Task brief: Every line from the one with "Write the matplotlib code for this chart." through the end of the entries below should be written out exactly; the pictures should not.

[Figure scripts]
++++++++++++++++++++

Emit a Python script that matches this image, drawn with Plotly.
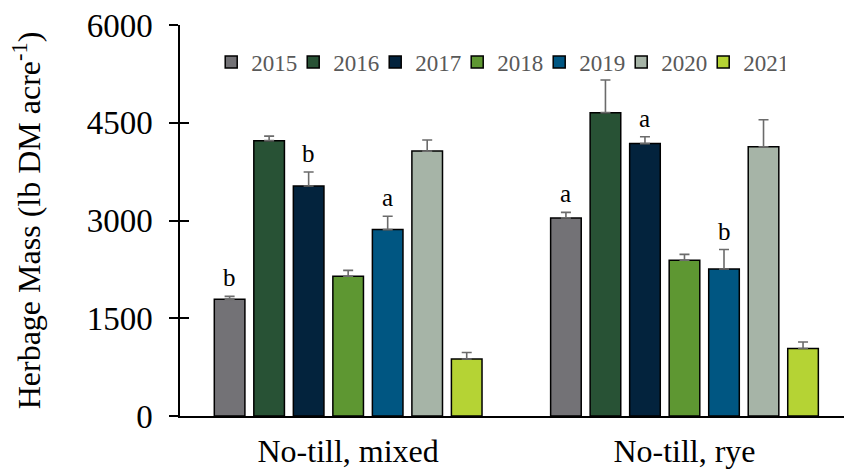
import plotly.graph_objects as go

# Herbage mass by planting system and year
systems = ["No-till, mixed", "No-till, rye"]
years = ["2015", "2016", "2017", "2018", "2019", "2020", "2021"]

mass_mixed = [1790, 4225, 3530, 2145, 2860, 4065, 875]
err_mixed = [45, 70, 215, 90, 205, 170, 100]
mass_rye = [3040, 4655, 4180, 2390, 2255, 4130, 1035]
err_rye = [85, 500, 105, 90, 300, 415, 100]

# mean-separation letters (year -> [mixed, rye])
letters = {"2015": ["b", "a"], "2017": ["b", "a"], "2019": ["a", "b"]}

colors = ["#737276", "#285235", "#03233D", "#5E9732", "#005682", "#A6B4A7", "#B5D334"]

y_ticks = [0, 1500, 3000, 4500, 6000]

FONT = "Liberation Serif"

# bar layout in category units
slot = 0.1175
bar_w = 0.091
n = len(years)

fig = go.Figure()
annotations = []
for i, yr in enumerate(years):
    vals = [mass_mixed[i], mass_rye[i]]
    errs = [err_mixed[i], err_rye[i]]
    off = (i - n / 2) * slot + (slot - bar_w) / 2
    fig.add_trace(go.Bar(
        name=yr,
        x=[0, 1],
        y=vals,
        width=bar_w,
        offset=off,
        marker=dict(color=colors[i], line=dict(color="black", width=1.5)),
        error_y=dict(type="data", array=errs, arrayminus=[0, 0], symmetric=False,
                     color="#6b6b6b", thickness=1.6, width=5),
    ))
    if yr in letters:
        for g in range(2):
            annotations.append(dict(
                x=g + off + bar_w / 2, y=vals[g] + errs[g],
                xref="x", yref="y", text=letters[yr][g], showarrow=False,
                yanchor="bottom", xanchor="center", yshift=3,
                font=dict(family=FONT, size=25, color="black"),
            ))

fig.update_layout(
    width=844, height=470,
    margin=dict(l=180, r=0, t=25, b=54),
    paper_bgcolor="white", plot_bgcolor="white",
    font=dict(family=FONT, color="black"),
    annotations=annotations,
    showlegend=True,
    legend=dict(
        orientation="h", x=0.047, y=0.905, xanchor="left", yanchor="middle",
        font=dict(family=FONT, size=23, color="#595959"),
        bgcolor="rgba(0,0,0,0)", traceorder="normal",
        entrywidth=37, entrywidthmode="pixels",
    ),
    xaxis=dict(
        range=[-0.5, 1.4743], tickvals=[0, 1], ticktext=systems,
        showline=True, linecolor="black", linewidth=1.5,
        ticks="", showgrid=False, zeroline=False,
        tickfont=dict(family=FONT, size=32, color="black"),
        ticklabelstandoff=6,
    ),
    yaxis=dict(
        range=[0, 6000], tickvals=y_ticks,
        showline=True, linecolor="black", linewidth=1.5,
        ticks="outside", ticklen=9, tickwidth=1.5, tickcolor="black",
        showgrid=False, zeroline=False,
        tickfont=dict(family=FONT, size=33, color="black"),
        ticklabelstandoff=10,
        title=dict(text="Herbage Mass (lb DM acre<sup>-1</sup>)",
                   font=dict(family=FONT, size=32, color="black"), standoff=36),
    ),
    # inner half of the crossing tick marks
    yaxis2=dict(
        range=[0, 6000], tickvals=y_ticks, overlaying="y", side="left",
        ticks="inside", ticklen=9, tickwidth=1.5, tickcolor="black",
        showticklabels=False, showgrid=False, zeroline=False, showline=False,
    ),
)

fig.add_trace(go.Scatter(x=[0], y=[0], yaxis="y2", mode="markers",
                         marker=dict(opacity=0), showlegend=False, hoverinfo="skip"))

fig.write_html("out.html")
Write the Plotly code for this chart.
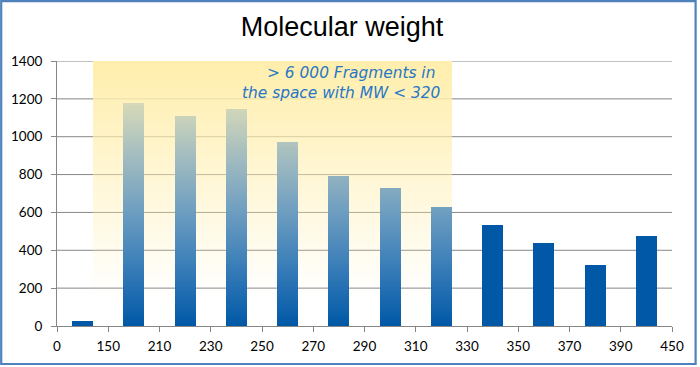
import plotly.graph_objects as go

# ---------------- data ----------------
tick_labels = ["0", "150", "210", "230", "250", "270", "290", "310", "330", "350", "370", "390", "450"]
counts = [25, 1175, 1110, 1145, 970, 790, 725, 628, 533, 438, 322, 475]
highlight_first = 1   # first bar inside highlighted region
highlight_last = 7    # last bar inside highlighted region
title_text = "Molecular weight"
note_text = "&gt; 6 000 Fragments in <br>the space with MW &lt; 320"
y_ticks = [0, 200, 400, 600, 800, 1000, 1200, 1400]

# ---------------- styling ----------------
W, H = 700, 367
L, R, T, B = 57, 28, 61, 41
PW, PH = W - L - R, H - T - B
YMAX = 1400
BAR_W = 0.41
BLUE = (0, 88, 166)
OVER = (255, 238, 172)
GRID = (134, 134, 134)
STEP = 10
FADE0 = 150

def rgb(c):
    return "rgb(%d,%d,%d)" % tuple(int(round(v)) for v in c)

def mix(a, b, t):
    return tuple(a[i] * (1 - t) + b[i] * t for i in range(3))

def over_alpha(v):
    return max(0.0, min(1.0, (v - FADE0) / (YMAX - FADE0)))

def bg_at(v):
    return mix((255, 255, 255), OVER, over_alpha(v))

xpos = [i + 0.5 for i in range(len(counts))]
hx0 = xpos[highlight_first - 1] + BAR_W / 2
hx1 = xpos[highlight_last] + BAR_W / 2

fig = go.Figure()

# solid bars (outside highlight)
idx_solid = [i for i in range(len(counts)) if not (highlight_first <= i <= highlight_last)]
fig.add_trace(go.Bar(x=[xpos[i] for i in idx_solid], y=[counts[i] for i in idx_solid], width=BAR_W,
                     marker=dict(color=rgb(BLUE), line=dict(width=0)),
                     hoverinfo="x+y", showlegend=False))

# gradient bars: layered rectangles from level k up to the value
gx, gbase, gy, gc = [], [], [], []
k = 0
while k < YMAX:
    for i in range(highlight_first, highlight_last + 1):
        v = counts[i]
        if k < v:
            gx.append(xpos[i])
            gbase.append(k)
            gy.append(v - k)
            lvl = k + STEP / 2
            gc.append(rgb(mix(BLUE, bg_at(lvl), min(1.0, lvl / YMAX))))
    k += STEP
fig.add_trace(go.Bar(x=gx, y=gy, base=gbase, width=BAR_W,
                     marker=dict(color=gc, line=dict(width=0)),
                     hoverinfo="skip", showlegend=False))

shapes = []
# highlight gradient (opaque strips, each from level v to top, drawn bottom-up)
v = FADE0
while v < YMAX:
    shapes.append(dict(type="rect", xref="x", yref="y", x0=hx0, x1=hx1, y0=v, y1=YMAX + 6,
                       fillcolor=rgb(bg_at(v + STEP / 2)), line=dict(width=0), layer="below"))
    v += STEP

# gridlines (drawn above the highlight, faded inside it)
for t in y_ticks[1:]:
    shapes.append(dict(type="line", xref="x", yref="y", x0=0, x1=hx0, y0=t, y1=t,
                       line=dict(color=rgb(GRID), width=1), layer="below"))
    shapes.append(dict(type="line", xref="x", yref="y", x0=hx0, x1=hx1, y0=t, y1=t,
                       line=dict(color=rgb(mix(GRID, OVER, over_alpha(t))), width=1), layer="below"))
    shapes.append(dict(type="line", xref="x", yref="y", x0=hx1, x1=len(counts), y0=t, y1=t,
                       line=dict(color=rgb(GRID), width=1), layer="below"))

# outer border
def px_x(p):
    return (p - L) / PW

def px_y(p):
    return (T + PH - p) / PH

shapes.append(dict(type="rect", xref="paper", yref="paper",
                   x0=px_x(1.2), x1=px_x(695.6), y0=px_y(1.2), y1=px_y(364.0),
                   line=dict(color="#4F81BD", width=2.2), fillcolor="rgba(0,0,0,0)", layer="above"))

fig.update_layout(
    width=W, height=H,
    margin=dict(l=L, r=R, t=T, b=B, autoexpand=False),
    paper_bgcolor="white", plot_bgcolor="white",
    bargap=0, barmode="overlay",
    shapes=shapes,
    title=dict(text=title_text, x=342 / W, xanchor="center", xref="container",
               y=1 - 27 / H, yanchor="middle", yref="container", automargin=False,
               font=dict(family="Liberation Sans, Arial", size=27, color="black")),
    font=dict(family="Lato", size=13.5, color="black"),
    annotations=[dict(text=note_text, xref="x", yref="paper", x=hx1 - 0.2, y=1 - 1 / PH,
                      xanchor="right", yanchor="top", align="right", showarrow=False,
                      font=dict(family="DejaVu Sans", size=15.4, color="#2677C6", style="italic"))],
)
fig.update_xaxes(range=[0, len(counts)], tickmode="array", tickvals=list(range(len(tick_labels))),
                 ticktext=tick_labels, showgrid=False, zeroline=False, showline=True, linecolor=rgb(GRID),
                 linewidth=1, ticks="outside", ticklen=5, tickcolor=rgb(GRID), tickfont=dict(size=13.5),
                 ticklabelstandoff=3, automargin=False)
fig.update_yaxes(range=[0, YMAX], tickmode="array", tickvals=y_ticks, showgrid=False,
                 zeroline=False, showline=True, linecolor=rgb(GRID), linewidth=1, ticks="outside",
                 ticklen=5, tickcolor=rgb(GRID), tickfont=dict(size=13.5), ticklabelstandoff=6,
                 automargin=False)

fig.write_html("out.html", config={"displayModeBar": False},
               post_script="document.body.style.margin='0';document.body.style.overflow='hidden';")
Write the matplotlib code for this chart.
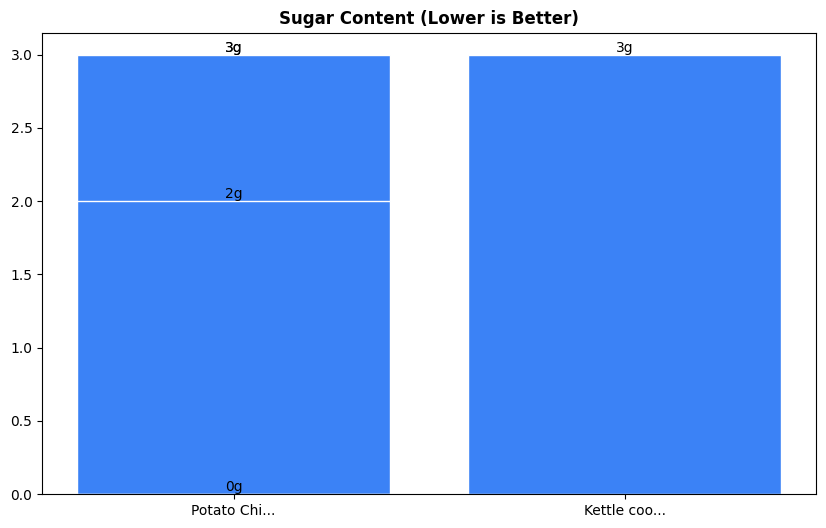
import matplotlib
matplotlib.use("Agg")
import matplotlib.pyplot as plt

categories = ["Potato Chi...", "Potato Chi...", "Potato Chi...", "Potato Chi...", "Kettle coo..."]
values = [3, 3, 2, 0, 3]
labels = ["3g", "3g", "2g", "0g", "3g"]

fig = plt.figure(figsize=(8.26, 5.28), dpi=100)
ax = fig.add_axes([0.051, 0.064, 0.937, 0.874])
bars = ax.bar(categories, values, color="#3b82f6", edgecolor="white", linewidth=1)
for b, lab in zip(bars, labels):
    ax.text(b.get_x() + b.get_width() / 2, b.get_height(), lab, ha="center", va="bottom", fontsize=10)
ax.set_title("Sugar Content (Lower is Better)", fontweight="bold", fontsize=12)
fig.savefig("out.png", dpi=100)
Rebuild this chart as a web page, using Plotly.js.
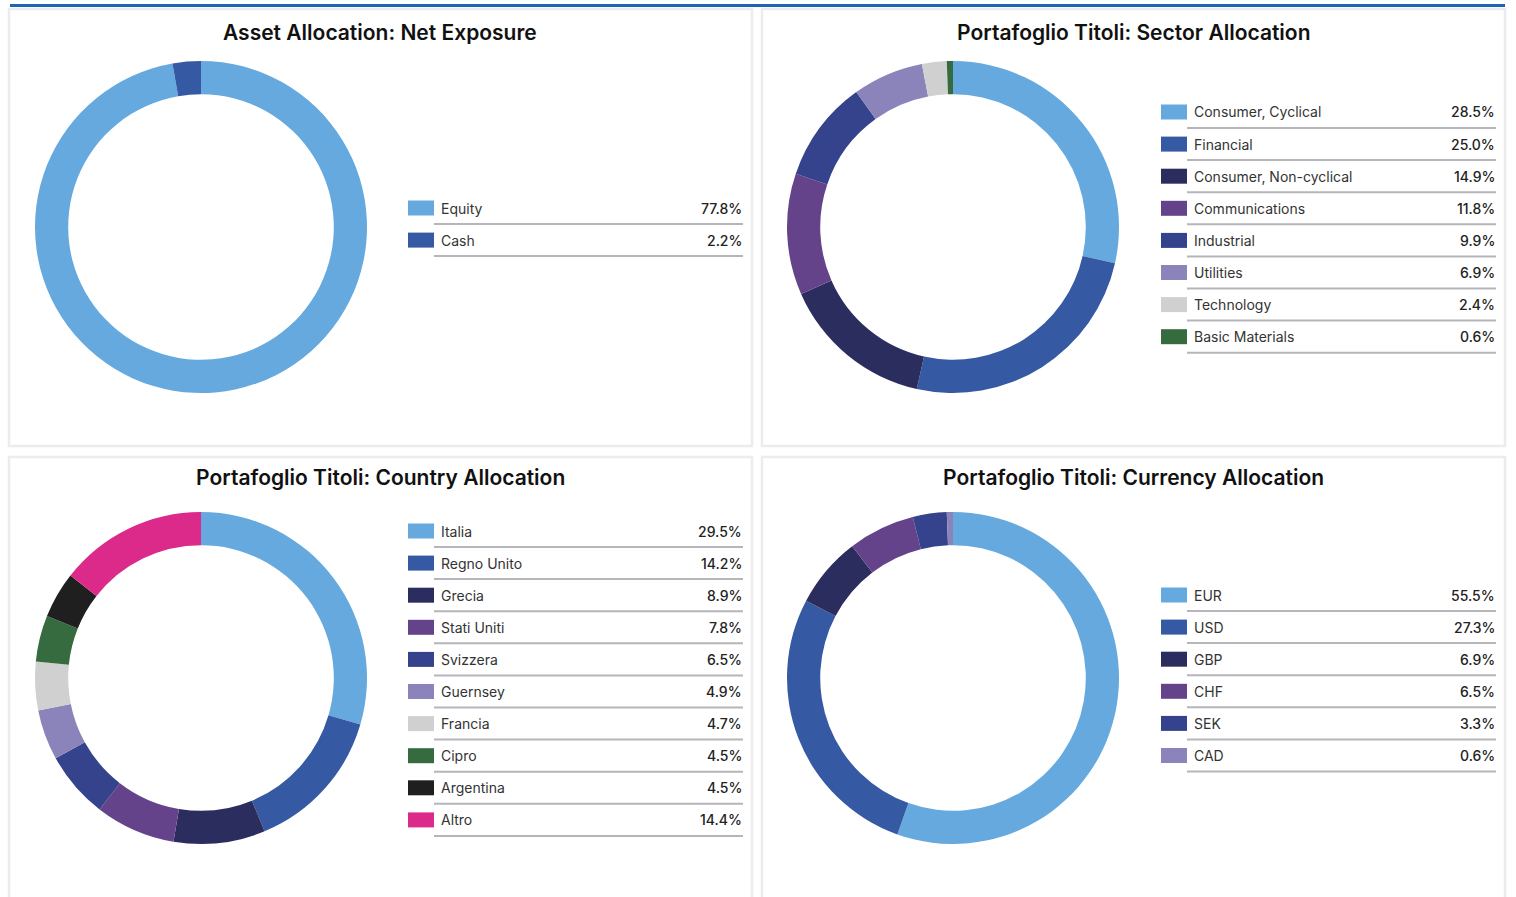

++++++++++++++++++++

Worked answer:
Write the matplotlib code for this chart.
import matplotlib
matplotlib.use("Agg")
import matplotlib.pyplot as plt

categories = ["Potato Chi...", "Potato Chi...", "Potato Chi...", "Potato Chi...", "Kettle coo..."]
values = [3, 3, 2, 0, 3]
labels = ["3g", "3g", "2g", "0g", "3g"]

fig = plt.figure(figsize=(8.26, 5.28), dpi=100)
ax = fig.add_axes([0.051, 0.064, 0.937, 0.874])
bars = ax.bar(categories, values, color="#3b82f6", edgecolor="white", linewidth=1)
for b, lab in zip(bars, labels):
    ax.text(b.get_x() + b.get_width() / 2, b.get_height(), lab, ha="center", va="bottom", fontsize=10)
ax.set_title("Sugar Content (Lower is Better)", fontweight="bold", fontsize=12)
fig.savefig("out.png", dpi=100)
Rebuild this chart as a web page, using Plotly.js.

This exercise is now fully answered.